** start **

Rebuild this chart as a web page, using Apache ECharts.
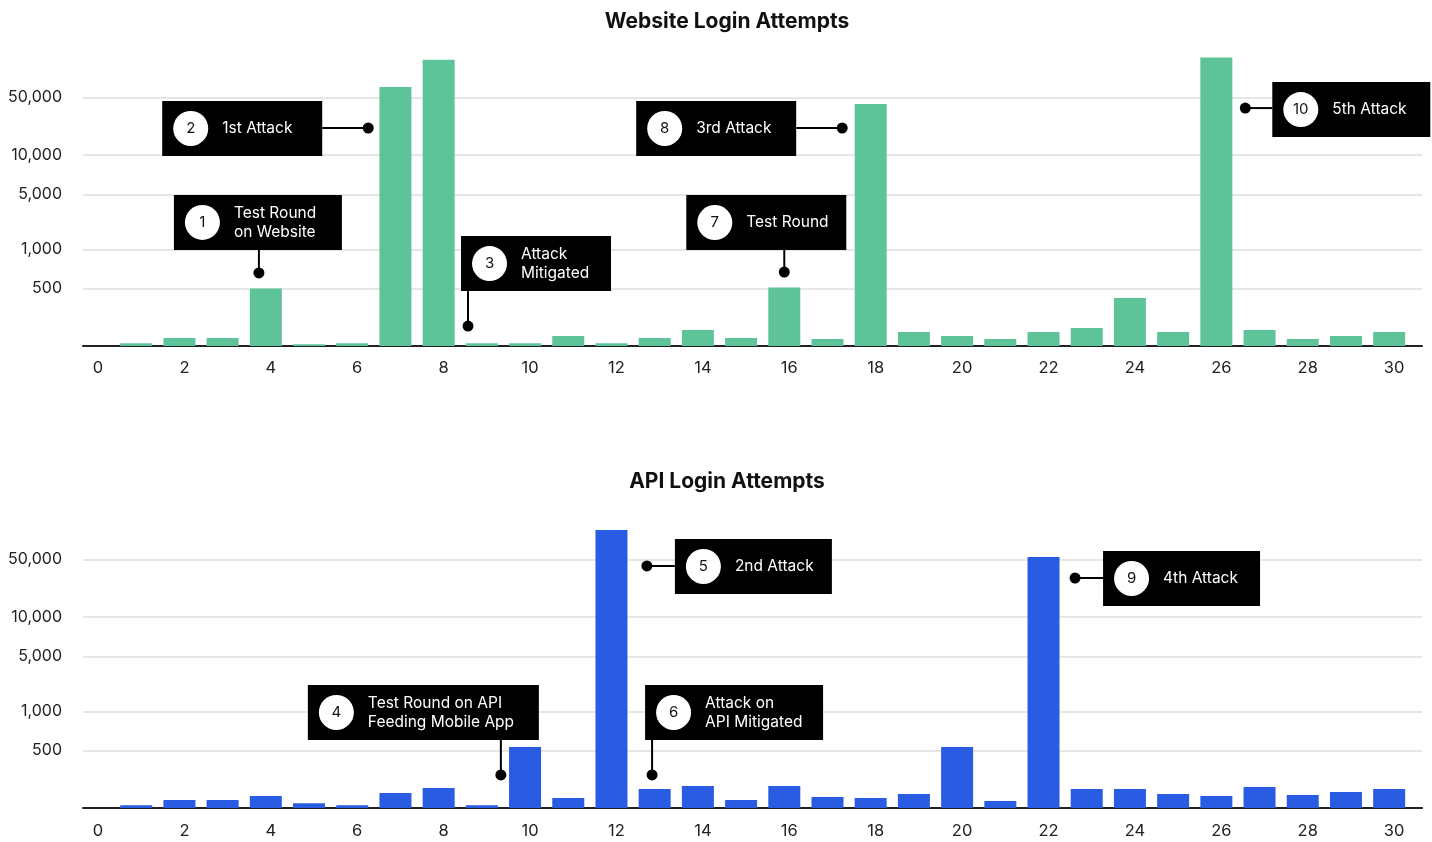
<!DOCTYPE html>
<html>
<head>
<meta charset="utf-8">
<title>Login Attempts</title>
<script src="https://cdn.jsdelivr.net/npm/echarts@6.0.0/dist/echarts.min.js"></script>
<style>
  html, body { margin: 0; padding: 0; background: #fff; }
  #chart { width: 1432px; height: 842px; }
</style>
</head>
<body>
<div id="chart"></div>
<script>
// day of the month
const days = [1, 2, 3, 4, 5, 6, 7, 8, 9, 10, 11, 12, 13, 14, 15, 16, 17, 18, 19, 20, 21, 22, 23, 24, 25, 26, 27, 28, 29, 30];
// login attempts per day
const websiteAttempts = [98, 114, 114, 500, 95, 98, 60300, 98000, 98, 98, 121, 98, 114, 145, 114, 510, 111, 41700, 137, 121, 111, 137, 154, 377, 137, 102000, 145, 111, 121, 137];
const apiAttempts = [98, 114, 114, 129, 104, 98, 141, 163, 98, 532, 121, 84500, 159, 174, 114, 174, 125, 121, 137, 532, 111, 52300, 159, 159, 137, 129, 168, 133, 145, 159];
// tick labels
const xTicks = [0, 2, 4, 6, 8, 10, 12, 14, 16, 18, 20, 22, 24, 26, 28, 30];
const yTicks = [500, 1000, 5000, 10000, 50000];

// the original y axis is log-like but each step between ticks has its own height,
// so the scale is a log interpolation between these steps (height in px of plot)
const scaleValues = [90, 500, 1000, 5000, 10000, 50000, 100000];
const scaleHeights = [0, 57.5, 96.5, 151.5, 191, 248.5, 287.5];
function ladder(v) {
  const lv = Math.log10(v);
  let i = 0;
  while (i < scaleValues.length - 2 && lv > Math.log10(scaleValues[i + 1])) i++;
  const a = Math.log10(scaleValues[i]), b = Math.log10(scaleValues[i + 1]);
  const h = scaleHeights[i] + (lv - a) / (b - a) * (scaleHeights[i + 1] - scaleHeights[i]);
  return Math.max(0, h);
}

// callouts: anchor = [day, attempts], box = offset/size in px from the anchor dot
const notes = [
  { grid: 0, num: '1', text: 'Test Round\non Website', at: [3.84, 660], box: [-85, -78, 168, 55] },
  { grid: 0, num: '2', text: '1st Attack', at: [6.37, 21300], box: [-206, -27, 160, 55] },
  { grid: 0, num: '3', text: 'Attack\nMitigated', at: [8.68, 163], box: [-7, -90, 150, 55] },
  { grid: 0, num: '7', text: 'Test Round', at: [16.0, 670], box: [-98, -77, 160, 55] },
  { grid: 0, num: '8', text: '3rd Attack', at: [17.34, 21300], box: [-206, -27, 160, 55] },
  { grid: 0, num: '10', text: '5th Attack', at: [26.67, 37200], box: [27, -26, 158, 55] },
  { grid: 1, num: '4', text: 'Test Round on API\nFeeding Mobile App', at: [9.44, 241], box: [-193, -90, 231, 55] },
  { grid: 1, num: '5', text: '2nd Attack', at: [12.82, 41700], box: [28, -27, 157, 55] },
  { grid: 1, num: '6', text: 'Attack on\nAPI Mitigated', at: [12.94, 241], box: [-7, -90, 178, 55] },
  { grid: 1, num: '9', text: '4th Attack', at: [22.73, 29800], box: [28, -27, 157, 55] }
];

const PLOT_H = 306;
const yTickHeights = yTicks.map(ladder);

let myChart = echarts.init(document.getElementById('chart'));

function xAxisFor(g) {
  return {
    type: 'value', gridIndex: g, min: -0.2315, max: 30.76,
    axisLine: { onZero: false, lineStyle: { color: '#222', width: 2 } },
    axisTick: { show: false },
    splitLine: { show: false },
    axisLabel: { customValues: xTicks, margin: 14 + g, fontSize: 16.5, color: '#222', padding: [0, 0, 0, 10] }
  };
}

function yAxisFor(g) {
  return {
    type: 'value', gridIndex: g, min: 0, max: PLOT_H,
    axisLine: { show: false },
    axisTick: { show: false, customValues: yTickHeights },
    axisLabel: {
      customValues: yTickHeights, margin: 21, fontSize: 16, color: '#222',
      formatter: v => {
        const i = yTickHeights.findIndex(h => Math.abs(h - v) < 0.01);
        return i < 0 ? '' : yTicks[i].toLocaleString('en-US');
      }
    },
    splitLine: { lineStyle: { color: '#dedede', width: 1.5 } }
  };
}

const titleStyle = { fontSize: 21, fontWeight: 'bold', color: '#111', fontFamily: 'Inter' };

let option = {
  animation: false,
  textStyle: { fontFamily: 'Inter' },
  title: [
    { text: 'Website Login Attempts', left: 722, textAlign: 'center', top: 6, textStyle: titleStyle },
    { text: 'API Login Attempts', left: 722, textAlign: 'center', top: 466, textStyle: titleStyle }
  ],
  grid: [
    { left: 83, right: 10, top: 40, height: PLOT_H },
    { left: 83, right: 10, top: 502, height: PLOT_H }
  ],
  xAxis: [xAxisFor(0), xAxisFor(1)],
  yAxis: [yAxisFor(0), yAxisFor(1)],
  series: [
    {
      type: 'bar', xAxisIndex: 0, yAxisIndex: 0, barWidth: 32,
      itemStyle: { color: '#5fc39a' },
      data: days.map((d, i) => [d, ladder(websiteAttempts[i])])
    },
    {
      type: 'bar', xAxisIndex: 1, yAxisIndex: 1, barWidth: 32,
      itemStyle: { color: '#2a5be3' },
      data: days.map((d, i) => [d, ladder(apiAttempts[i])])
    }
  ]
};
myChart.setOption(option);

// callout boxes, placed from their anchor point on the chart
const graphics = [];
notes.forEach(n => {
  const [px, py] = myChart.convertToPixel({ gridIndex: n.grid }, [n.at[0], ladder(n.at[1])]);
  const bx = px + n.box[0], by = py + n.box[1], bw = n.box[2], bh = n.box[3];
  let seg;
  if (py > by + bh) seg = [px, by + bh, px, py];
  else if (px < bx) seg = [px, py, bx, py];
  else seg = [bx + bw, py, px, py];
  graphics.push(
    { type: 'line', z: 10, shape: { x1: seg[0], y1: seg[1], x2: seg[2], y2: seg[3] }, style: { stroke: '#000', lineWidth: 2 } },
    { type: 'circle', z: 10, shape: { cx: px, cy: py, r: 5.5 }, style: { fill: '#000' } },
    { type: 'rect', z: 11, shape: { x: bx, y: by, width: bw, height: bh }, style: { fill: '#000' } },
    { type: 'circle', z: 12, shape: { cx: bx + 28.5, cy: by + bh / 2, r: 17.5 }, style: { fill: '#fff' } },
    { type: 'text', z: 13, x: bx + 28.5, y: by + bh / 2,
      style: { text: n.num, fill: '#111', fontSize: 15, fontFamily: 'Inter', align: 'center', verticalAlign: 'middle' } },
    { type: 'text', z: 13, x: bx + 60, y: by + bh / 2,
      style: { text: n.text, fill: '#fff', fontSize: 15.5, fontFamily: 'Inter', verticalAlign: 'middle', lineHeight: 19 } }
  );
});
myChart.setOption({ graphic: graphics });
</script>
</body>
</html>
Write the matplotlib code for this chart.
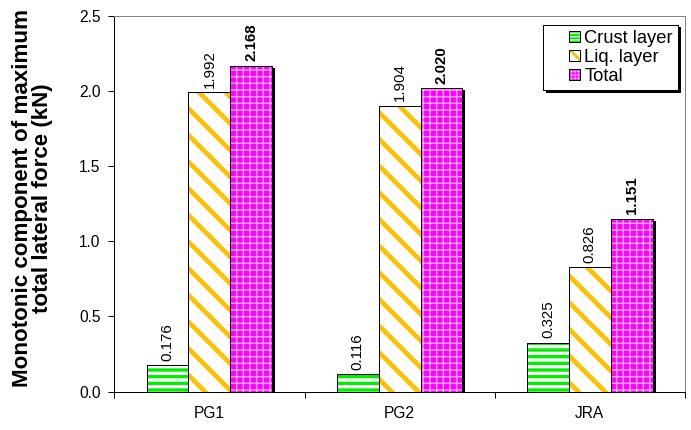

** end **

What you will do
Print, exactly as written, the lines above from the first one to the one containing "const yTicks = [500, 1000, 5000, 10000, 50000];". Leave out pictures.

Task output
Rebuild this chart as a web page, using Apache ECharts.
<!DOCTYPE html>
<html>
<head>
<meta charset="utf-8">
<title>Login Attempts</title>
<script src="https://cdn.jsdelivr.net/npm/echarts@6.0.0/dist/echarts.min.js"></script>
<style>
  html, body { margin: 0; padding: 0; background: #fff; }
  #chart { width: 1432px; height: 842px; }
</style>
</head>
<body>
<div id="chart"></div>
<script>
// day of the month
const days = [1, 2, 3, 4, 5, 6, 7, 8, 9, 10, 11, 12, 13, 14, 15, 16, 17, 18, 19, 20, 21, 22, 23, 24, 25, 26, 27, 28, 29, 30];
// login attempts per day
const websiteAttempts = [98, 114, 114, 500, 95, 98, 60300, 98000, 98, 98, 121, 98, 114, 145, 114, 510, 111, 41700, 137, 121, 111, 137, 154, 377, 137, 102000, 145, 111, 121, 137];
const apiAttempts = [98, 114, 114, 129, 104, 98, 141, 163, 98, 532, 121, 84500, 159, 174, 114, 174, 125, 121, 137, 532, 111, 52300, 159, 159, 137, 129, 168, 133, 145, 159];
// tick labels
const xTicks = [0, 2, 4, 6, 8, 10, 12, 14, 16, 18, 20, 22, 24, 26, 28, 30];
const yTicks = [500, 1000, 5000, 10000, 50000];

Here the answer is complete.